Goal – Reproduce the listing below in full and without alteration, apart from its pictures.

● ● ● ● ●

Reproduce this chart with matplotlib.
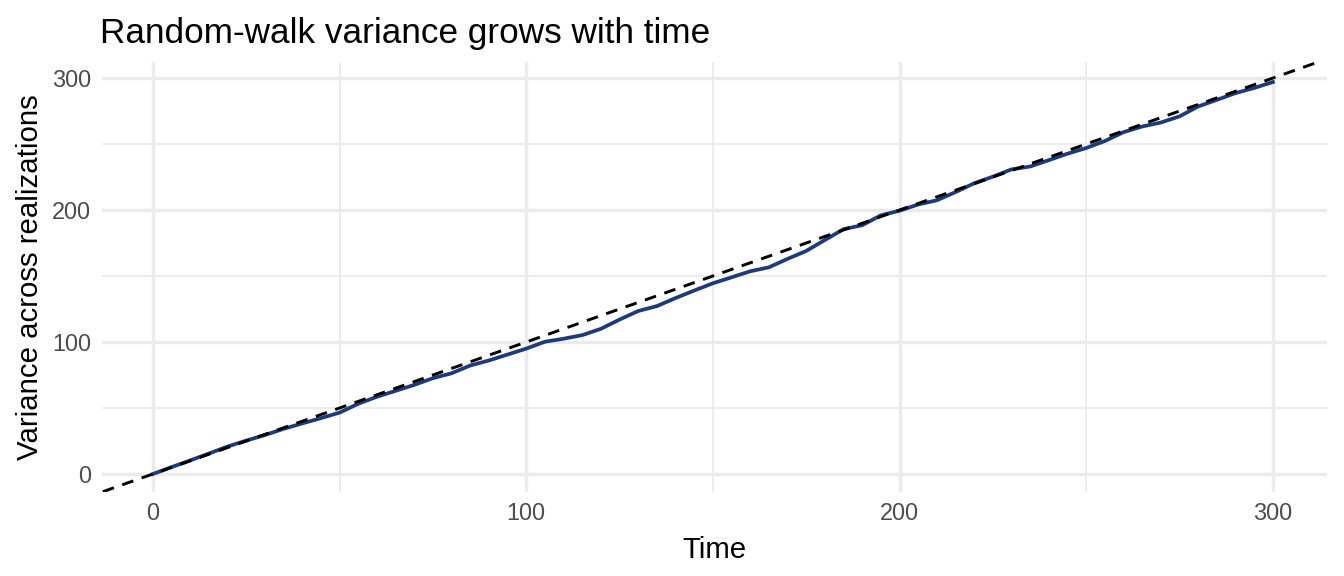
import matplotlib
matplotlib.use("Agg")
import matplotlib.pyplot as plt

plt.rcParams["font.family"] = ["Liberation Sans", "DejaVu Sans"]

# values (every 5 time steps)
time = list(range(0, 301, 5))
variance = [
    0.0, 5.2, 10.3, 15.5, 20.8, 25.3, 29.5, 34.2, 38.3, 42.3,
    46.5, 53.2, 58.5, 63.0, 67.5, 72.6, 76.3, 82.2, 86.0, 90.5,
    95.0, 100.2, 102.5, 105.2, 110.0, 117.0, 123.5, 127.2, 133.3, 139.0,
    144.5, 149.0, 153.6, 156.6, 163.0, 169.0, 177.3, 185.5, 188.5, 196.0,
    199.5, 204.2, 207.4, 213.6, 220.3, 225.3, 230.8, 233.0, 237.8, 242.7,
    247.0, 252.3, 259.0, 263.3, 266.3, 271.0, 278.5, 283.5, 288.6, 292.5,
    297.0,
]
major_ticks = [0, 100, 200, 300]
minor_ticks = [50, 150, 250]

fig = plt.figure(figsize=(7, 3), dpi=192)
ax = fig.add_axes([0.0757, 0.1464, 0.9117, 0.7456])

# grid (theme_minimal look)
for v in minor_ticks:
    ax.axvline(v, color="#EBEBEB", lw=0.7, zorder=0)
    ax.axhline(v, color="#EBEBEB", lw=0.7, zorder=0)
for v in major_ticks:
    ax.axvline(v, color="#EBEBEB", lw=1.3, zorder=0)
    ax.axhline(v, color="#EBEBEB", lw=1.3, zorder=0)

ax.plot(time, variance, color="#1F3A78", lw=1.4, zorder=2)
# theoretical variance: y = t
ax.axline((0, 0), slope=1, color="black", lw=1.1, ls=(0, (4, 3)), zorder=3)

ax.set_xlim(-13.7, 314.5)
ax.set_ylim(-13.4, 312.0)
ax.set_xticks(major_ticks)
ax.set_yticks(major_ticks)
ax.tick_params(length=0, labelsize=8.8, labelcolor="#4D4D4D", pad=4)
for s in ax.spines.values():
    s.set_visible(False)

ax.set_xlabel("Time", fontsize=11, labelpad=4)
ax.set_ylabel("Variance across realizations", fontsize=11, labelpad=3)
fig.text(0.0745, 0.925, "Random-walk variance grows with time", fontsize=13.2,
         ha="left", va="baseline")

fig.savefig("out.png", dpi=192)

● ● ● ● ●

Solution for this task –
Reproduce this chart with matplotlib.
import matplotlib
matplotlib.use("Agg")
import matplotlib.pyplot as plt

plt.rcParams["font.family"] = ["Liberation Sans", "DejaVu Sans"]

# values (every 5 time steps)
time = list(range(0, 301, 5))
variance = [
    0.0, 5.2, 10.3, 15.5, 20.8, 25.3, 29.5, 34.2, 38.3, 42.3,
    46.5, 53.2, 58.5, 63.0, 67.5, 72.6, 76.3, 82.2, 86.0, 90.5,
    95.0, 100.2, 102.5, 105.2, 110.0, 117.0, 123.5, 127.2, 133.3, 139.0,
    144.5, 149.0, 153.6, 156.6, 163.0, 169.0, 177.3, 185.5, 188.5, 196.0,
    199.5, 204.2, 207.4, 213.6, 220.3, 225.3, 230.8, 233.0, 237.8, 242.7,
    247.0, 252.3, 259.0, 263.3, 266.3, 271.0, 278.5, 283.5, 288.6, 292.5,
    297.0,
]
major_ticks = [0, 100, 200, 300]
minor_ticks = [50, 150, 250]

fig = plt.figure(figsize=(7, 3), dpi=192)
ax = fig.add_axes([0.0757, 0.1464, 0.9117, 0.7456])

# grid (theme_minimal look)
for v in minor_ticks:
    ax.axvline(v, color="#EBEBEB", lw=0.7, zorder=0)
    ax.axhline(v, color="#EBEBEB", lw=0.7, zorder=0)
for v in major_ticks:
    ax.axvline(v, color="#EBEBEB", lw=1.3, zorder=0)
    ax.axhline(v, color="#EBEBEB", lw=1.3, zorder=0)

ax.plot(time, variance, color="#1F3A78", lw=1.4, zorder=2)
# theoretical variance: y = t
ax.axline((0, 0), slope=1, color="black", lw=1.1, ls=(0, (4, 3)), zorder=3)

ax.set_xlim(-13.7, 314.5)
ax.set_ylim(-13.4, 312.0)
ax.set_xticks(major_ticks)
ax.set_yticks(major_ticks)
ax.tick_params(length=0, labelsize=8.8, labelcolor="#4D4D4D", pad=4)
for s in ax.spines.values():
    s.set_visible(False)

ax.set_xlabel("Time", fontsize=11, labelpad=4)
ax.set_ylabel("Variance across realizations", fontsize=11, labelpad=3)
fig.text(0.0745, 0.925, "Random-walk variance grows with time", fontsize=13.2,
         ha="left", va="baseline")

fig.savefig("out.png", dpi=192)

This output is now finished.